The concept was announced under the joint headings of "electricity demand reduction" (EDR) and "route to market", where new amendments were introduced which – "for the very first time in our energy history" said Energy Minister Barker - "would allow energy saving projects to compete for new investment on an equal footing with power stations".

"It has long been recognised that in many cases it is cheaper, as well as greener, to save electricity rather than generate it", Barker says, then asserting that successive governments had "failed to grab the opportunity to get units of saved power, or 'negawatts' as they are sometimes called, to compete with traditional megawatts".

Thanks to this reforming Energy Bill, he then said, "the era of negawatts has finally arrived". This is to be wrapped up in a "new financial incentive", aimed at "delivering a step change in the efficient use of electricity", which would be achieved by including it in a proposed "capacity market".

Quite how this is going to work is not at all clear. The government amendment refers to "demand reduction payments", but leaves the detail to follow in a Statutory Instrument. One has to say that the legacy media is not at all helpful on this, and there is only limited reference in the specialist media. This truly is "under the radar" stuff and the story is being largely missed.

Barker tells us that, through this, we will not be building expensive new energy plants unnecessarily where cheaper alternatives for energy efficiency are available.

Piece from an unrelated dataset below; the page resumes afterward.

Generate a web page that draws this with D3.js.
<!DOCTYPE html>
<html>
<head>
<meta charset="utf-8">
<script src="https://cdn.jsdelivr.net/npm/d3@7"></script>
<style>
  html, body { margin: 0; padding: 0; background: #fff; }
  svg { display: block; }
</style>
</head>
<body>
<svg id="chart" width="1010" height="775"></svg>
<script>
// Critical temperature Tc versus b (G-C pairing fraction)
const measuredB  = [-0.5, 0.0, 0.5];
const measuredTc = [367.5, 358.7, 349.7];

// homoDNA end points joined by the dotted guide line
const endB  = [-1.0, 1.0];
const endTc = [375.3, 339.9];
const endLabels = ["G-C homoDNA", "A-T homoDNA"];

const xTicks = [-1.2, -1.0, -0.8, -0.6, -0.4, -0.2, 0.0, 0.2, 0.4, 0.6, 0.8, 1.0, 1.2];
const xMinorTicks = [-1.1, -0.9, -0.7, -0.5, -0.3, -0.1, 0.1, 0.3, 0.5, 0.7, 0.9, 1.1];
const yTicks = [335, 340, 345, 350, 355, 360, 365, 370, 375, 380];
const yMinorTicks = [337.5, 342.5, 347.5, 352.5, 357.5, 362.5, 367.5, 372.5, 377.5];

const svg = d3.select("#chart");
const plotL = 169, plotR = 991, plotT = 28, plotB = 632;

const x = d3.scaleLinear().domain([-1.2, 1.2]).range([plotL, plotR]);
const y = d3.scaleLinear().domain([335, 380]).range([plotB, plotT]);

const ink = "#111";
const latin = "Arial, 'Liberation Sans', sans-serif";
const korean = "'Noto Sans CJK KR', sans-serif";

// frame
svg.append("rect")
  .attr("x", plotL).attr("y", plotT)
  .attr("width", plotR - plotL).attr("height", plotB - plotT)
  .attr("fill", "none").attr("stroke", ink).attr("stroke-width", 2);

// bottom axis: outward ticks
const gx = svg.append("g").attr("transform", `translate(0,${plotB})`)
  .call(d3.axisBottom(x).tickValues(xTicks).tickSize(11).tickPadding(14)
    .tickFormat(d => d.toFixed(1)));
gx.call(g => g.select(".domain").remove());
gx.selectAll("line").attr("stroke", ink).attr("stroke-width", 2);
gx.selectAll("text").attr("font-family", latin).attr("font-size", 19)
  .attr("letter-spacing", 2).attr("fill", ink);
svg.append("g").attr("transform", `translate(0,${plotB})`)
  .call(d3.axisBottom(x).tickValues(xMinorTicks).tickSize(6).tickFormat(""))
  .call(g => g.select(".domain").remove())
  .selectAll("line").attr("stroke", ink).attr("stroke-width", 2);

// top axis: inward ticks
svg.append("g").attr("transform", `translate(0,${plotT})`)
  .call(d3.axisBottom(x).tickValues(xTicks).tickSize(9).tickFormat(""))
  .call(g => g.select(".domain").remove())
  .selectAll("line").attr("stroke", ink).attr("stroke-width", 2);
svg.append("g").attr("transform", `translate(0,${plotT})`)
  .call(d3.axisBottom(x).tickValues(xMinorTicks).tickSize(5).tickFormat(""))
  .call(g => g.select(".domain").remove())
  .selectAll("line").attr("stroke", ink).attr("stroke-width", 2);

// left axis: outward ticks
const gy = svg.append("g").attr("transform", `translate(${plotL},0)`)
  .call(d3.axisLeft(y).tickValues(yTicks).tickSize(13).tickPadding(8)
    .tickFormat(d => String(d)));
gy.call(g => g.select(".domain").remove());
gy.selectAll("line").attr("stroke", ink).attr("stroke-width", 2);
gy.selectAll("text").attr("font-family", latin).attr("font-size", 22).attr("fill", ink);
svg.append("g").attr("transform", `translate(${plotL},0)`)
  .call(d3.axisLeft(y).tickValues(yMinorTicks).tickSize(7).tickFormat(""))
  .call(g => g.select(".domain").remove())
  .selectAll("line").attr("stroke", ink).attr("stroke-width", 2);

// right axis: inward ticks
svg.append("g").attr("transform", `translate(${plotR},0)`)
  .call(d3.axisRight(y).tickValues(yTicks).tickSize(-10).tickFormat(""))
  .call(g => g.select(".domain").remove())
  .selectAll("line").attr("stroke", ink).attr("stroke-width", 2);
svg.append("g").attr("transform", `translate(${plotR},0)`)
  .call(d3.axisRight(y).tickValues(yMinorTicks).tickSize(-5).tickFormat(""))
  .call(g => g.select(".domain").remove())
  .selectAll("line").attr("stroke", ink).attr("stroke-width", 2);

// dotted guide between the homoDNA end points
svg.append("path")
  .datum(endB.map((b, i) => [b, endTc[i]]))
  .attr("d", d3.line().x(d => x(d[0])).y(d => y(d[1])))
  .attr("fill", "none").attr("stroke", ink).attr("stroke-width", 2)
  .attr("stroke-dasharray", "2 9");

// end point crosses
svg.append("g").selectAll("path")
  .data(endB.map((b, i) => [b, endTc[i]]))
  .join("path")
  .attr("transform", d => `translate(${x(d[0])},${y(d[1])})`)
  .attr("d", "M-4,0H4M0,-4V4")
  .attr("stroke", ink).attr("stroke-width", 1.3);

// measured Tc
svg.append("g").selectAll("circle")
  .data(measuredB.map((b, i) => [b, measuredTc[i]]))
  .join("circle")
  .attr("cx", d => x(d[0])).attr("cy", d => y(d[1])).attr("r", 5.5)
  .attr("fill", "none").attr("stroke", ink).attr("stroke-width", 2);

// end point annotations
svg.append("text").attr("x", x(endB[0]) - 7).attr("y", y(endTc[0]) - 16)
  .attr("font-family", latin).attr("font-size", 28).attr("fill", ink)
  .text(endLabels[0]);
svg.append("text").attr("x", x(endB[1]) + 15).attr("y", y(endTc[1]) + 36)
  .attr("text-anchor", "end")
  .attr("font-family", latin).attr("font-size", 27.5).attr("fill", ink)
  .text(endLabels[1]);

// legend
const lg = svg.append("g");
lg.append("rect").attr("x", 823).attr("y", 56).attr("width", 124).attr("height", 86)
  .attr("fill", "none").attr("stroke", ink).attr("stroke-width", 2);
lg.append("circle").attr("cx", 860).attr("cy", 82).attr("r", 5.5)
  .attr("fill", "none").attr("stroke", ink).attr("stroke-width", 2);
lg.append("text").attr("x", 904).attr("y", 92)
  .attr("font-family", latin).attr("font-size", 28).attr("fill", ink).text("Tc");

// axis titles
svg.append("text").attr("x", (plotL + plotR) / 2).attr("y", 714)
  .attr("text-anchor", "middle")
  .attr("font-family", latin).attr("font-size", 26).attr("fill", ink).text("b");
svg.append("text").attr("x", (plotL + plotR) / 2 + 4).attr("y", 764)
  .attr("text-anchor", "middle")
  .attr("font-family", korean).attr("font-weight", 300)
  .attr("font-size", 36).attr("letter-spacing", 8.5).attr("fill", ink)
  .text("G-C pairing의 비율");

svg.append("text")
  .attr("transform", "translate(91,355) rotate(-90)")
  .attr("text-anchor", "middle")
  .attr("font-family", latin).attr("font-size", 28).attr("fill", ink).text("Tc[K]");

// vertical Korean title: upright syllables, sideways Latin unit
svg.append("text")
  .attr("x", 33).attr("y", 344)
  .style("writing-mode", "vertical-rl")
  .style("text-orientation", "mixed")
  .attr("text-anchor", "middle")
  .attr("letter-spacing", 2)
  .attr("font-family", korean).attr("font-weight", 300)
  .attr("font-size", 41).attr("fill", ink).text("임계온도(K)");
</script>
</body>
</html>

Delivering EDR, we are told, will allow three key objectives to be achieved. The first two are "targeting reductions at more expensive peak times" and "securing value for money because it will set megawatts against potentially cheaper negawatts". The third is "bringing permanent demand reduction projects into line with shorter-term demand-side response measures to enable more effective, joined-up delivery of energy efficiency across the board".

If you fully understand that, you are a better man than I, Gungadin, but it can't be only us scratching our heads. The government is planning to test the concepts, via large pilot, or pilots, "to better understand, among other things, the complexity of the issue and the scale of the potential".

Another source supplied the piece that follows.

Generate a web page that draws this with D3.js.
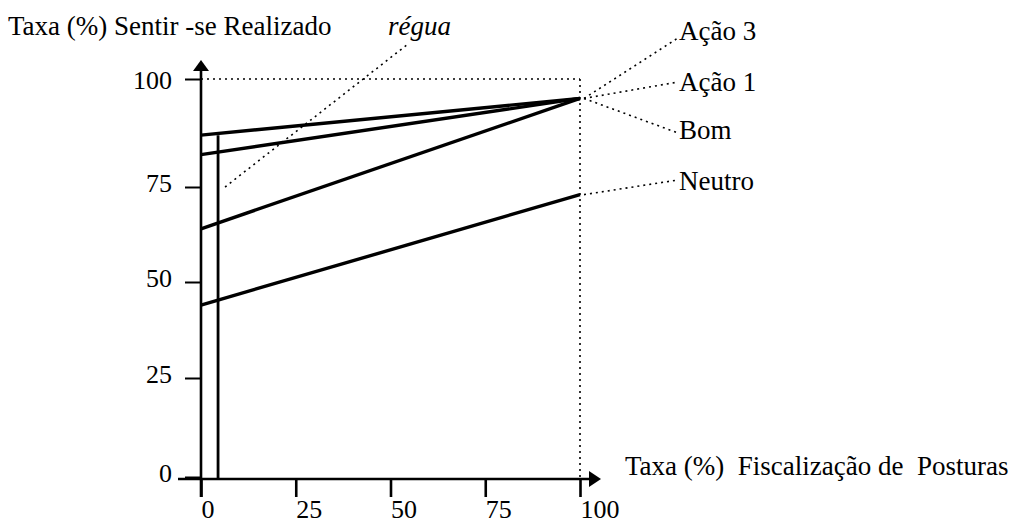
<!DOCTYPE html>
<html>
<head>
<meta charset="utf-8">
<script src="https://cdn.jsdelivr.net/npm/d3@7"></script>
<style>
  html, body { margin: 0; padding: 0; background: #fff; }
  svg { display: block; }
  text { font-family: "Liberation Serif", "Times New Roman", serif; fill: #000; }
</style>
</head>
<body>
<svg id="chart" width="1016" height="524"></svg>
<script>
// Rates of "Sentir-se Realizado" against "Fiscalização de Posturas"
const seriesNames = ["Ação 3", "Ação 1", "Bom", "Neutro"];
const startValues = [87, 82.5, 64, 44];      // at 0 % fiscalização
const endValues   = [95.5, 95.5, 95.5, 73];  // at 100 % fiscalização
const xTicks = [0, 25, 50, 75, 100];
const yTicks = [0, 25, 50, 75, 100];
const reguaX = 4.5;     // position of the ruler on the x axis
const reguaTop = 87;    // height of the ruler
const reguaPoint = 75;  // level the ruler's callout points to

const yTitle = "Taxa (%) Sentir -se Realizado";
const xTitle = "Taxa (%)  Fiscalização de  Posturas";
const reguaLabel = "régua";

const svg = d3.select("#chart");

const x = d3.scaleLinear().domain([0, 100]).range([201, 580]);
// hand-drawn axis: tick spacing is slightly uneven
const y = d3.scaleLinear().domain([0, 25, 50, 75, 100]).range([477, 378, 282, 187, 79]);

const ink = "#000";

// dotted guides at 100 %
svg.append("line")
  .attr("x1", x(0)).attr("x2", x(100))
  .attr("y1", y(100)).attr("y2", y(100))
  .attr("stroke", ink).attr("stroke-width", 1.6).attr("stroke-dasharray", "2,4");
svg.append("line")
  .attr("x1", x(100)).attr("x2", x(100))
  .attr("y1", y(100)).attr("y2", y(0) + 2)
  .attr("stroke", ink).attr("stroke-width", 1.6).attr("stroke-dasharray", "2,4");

// y axis ticks
const yAxis = d3.axisLeft(y).tickValues(yTicks).tickSize(16).tickSizeOuter(0);
const gy = svg.append("g").attr("transform", `translate(${x(0)},0)`).call(yAxis);
gy.select(".domain").remove();
gy.selectAll(".tick line").attr("stroke", ink).attr("stroke-width", 2);
gy.selectAll(".tick text")
  .attr("x", -29)
  .attr("dy", d => d === 100 ? 9 : 4)
  .attr("font-size", 26)
  .attr("font-family", "Liberation Serif");

// x axis ticks
const xAxis = d3.axisBottom(x).tickValues(xTicks).tickSize(18).tickSizeOuter(0);
const gx = svg.append("g").attr("transform", `translate(0,${y(0) + 2})`).call(xAxis);
gx.select(".domain").remove();
gx.selectAll(".tick line").attr("stroke", ink).attr("stroke-width", 2.6);
gx.selectAll(".tick text")
  .attr("text-anchor", "start")
  .attr("x", 0)
  .attr("y", 39)
  .attr("dy", 0)
  .attr("font-size", 26)
  .attr("font-family", "Liberation Serif");

// axis lines with arrow heads
svg.append("line")
  .attr("x1", x(0)).attr("x2", x(0))
  .attr("y1", y(0) + 20).attr("y2", 68)
  .attr("stroke", ink).attr("stroke-width", 2.6);
svg.append("path")
  .attr("d", `M${x(0)},60 L${x(0) - 8},71 L${x(0) + 8},71 Z`)
  .attr("fill", ink);
svg.append("line")
  .attr("x1", 178).attr("x2", 592)
  .attr("y1", y(0) + 2).attr("y2", y(0) + 2)
  .attr("stroke", ink).attr("stroke-width", 2.6);
svg.append("path")
  .attr("d", `M601,${y(0) + 2} L589,${y(0) - 6} L589,${y(0) + 10} Z`)
  .attr("fill", ink);

// the ruler
svg.append("line")
  .attr("x1", x(reguaX)).attr("x2", x(reguaX))
  .attr("y1", y(reguaTop)).attr("y2", y(0) + 2)
  .attr("stroke", ink).attr("stroke-width", 2.8);

// series lines
const lines = seriesNames.map((name, i) => ({
  name,
  pts: [[0, startValues[i]], [100, endValues[i]]]
}));
const lineGen = d3.line().x(d => x(d[0])).y(d => y(d[1]));
svg.append("g").selectAll("path")
  .data(lines)
  .join("path")
  .attr("d", d => lineGen(d.pts))
  .attr("fill", "none")
  .attr("stroke", ink)
  .attr("stroke-width", 3.4)
  .attr("stroke-linecap", "butt");

// labels with dotted callouts
const labelX = 679;
const labelBaselines = [40, 91, 139, 190];
const calloutEnds = [38, 82, 133, 180];
svg.append("g").selectAll("line")
  .data(lines)
  .join("line")
  .attr("x1", x(100) + 4)
  .attr("y1", d => y(d.pts[1][1]))
  .attr("x2", labelX - 1)
  .attr("y2", (d, i) => calloutEnds[i])
  .attr("stroke", ink).attr("stroke-width", 1.6).attr("stroke-dasharray", "2,4");
svg.append("g").selectAll("text")
  .data(lines)
  .join("text")
  .attr("x", labelX)
  .attr("y", (d, i) => labelBaselines[i])
  .attr("font-size", 27)
  .text(d => d.name);

// ruler callout
svg.append("line")
  .attr("x1", x(reguaX) + 7).attr("y1", y(reguaPoint))
  .attr("x2", 408).attr("y2", 44)
  .attr("stroke", ink).attr("stroke-width", 1.6).attr("stroke-dasharray", "2,4");
svg.append("text")
  .attr("x", 388).attr("y", 35)
  .attr("font-size", 27)
  .attr("font-style", "italic")
  .text(reguaLabel);

// axis titles
svg.append("text")
  .attr("x", 8).attr("y", 35)
  .attr("font-size", 27)
  .text(yTitle);
svg.append("text")
  .attr("x", 625).attr("y", 475)
  .attr("font-size", 27)
  .attr("xml:space", "preserve")
  .style("white-space", "pre")
  .text(xTitle);
</script>
</body>
</html>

One learns to be wary of such things, and more so as we discover that the whole idea has been rushed in at the very last moment, without even the opposition being able to see the detail.

What seems to have happened, says opposition spokesman Dr Alan Whitehead, is that, when the Energy Bill was first published, no-one had given any thought to "how to go about supporting or rewarding the verifiable and permanent reduction in industry or in domestic supply".

Some very furious paddling below the surface over the last few months resulted in the outline of how a scheme would work, which is reflected in the amendments. But even to this day, there is no clarity as to what is really proposed.

But then, throughout the debate yesterday, there were never much more than about 20 MPs sitting in the chamber. One constantly hears of how short MPs are of work, so much so that they have been given extra holidays. But when there is a really serious debate, the vast majority are suddenly too busy to attend.

Thus, we are really none the wiser about the "negawatts" which the government has in mind for us - and MPs less so. According to Energy Secretary Ed Davey, we will get to see something in writing next July, but until then we will have to put up with the mystery.

One thing is probably for certain, though. While the language of energy policy is being rewritten, this - as Booker explains in today's Mail is going to cost us a bag of money.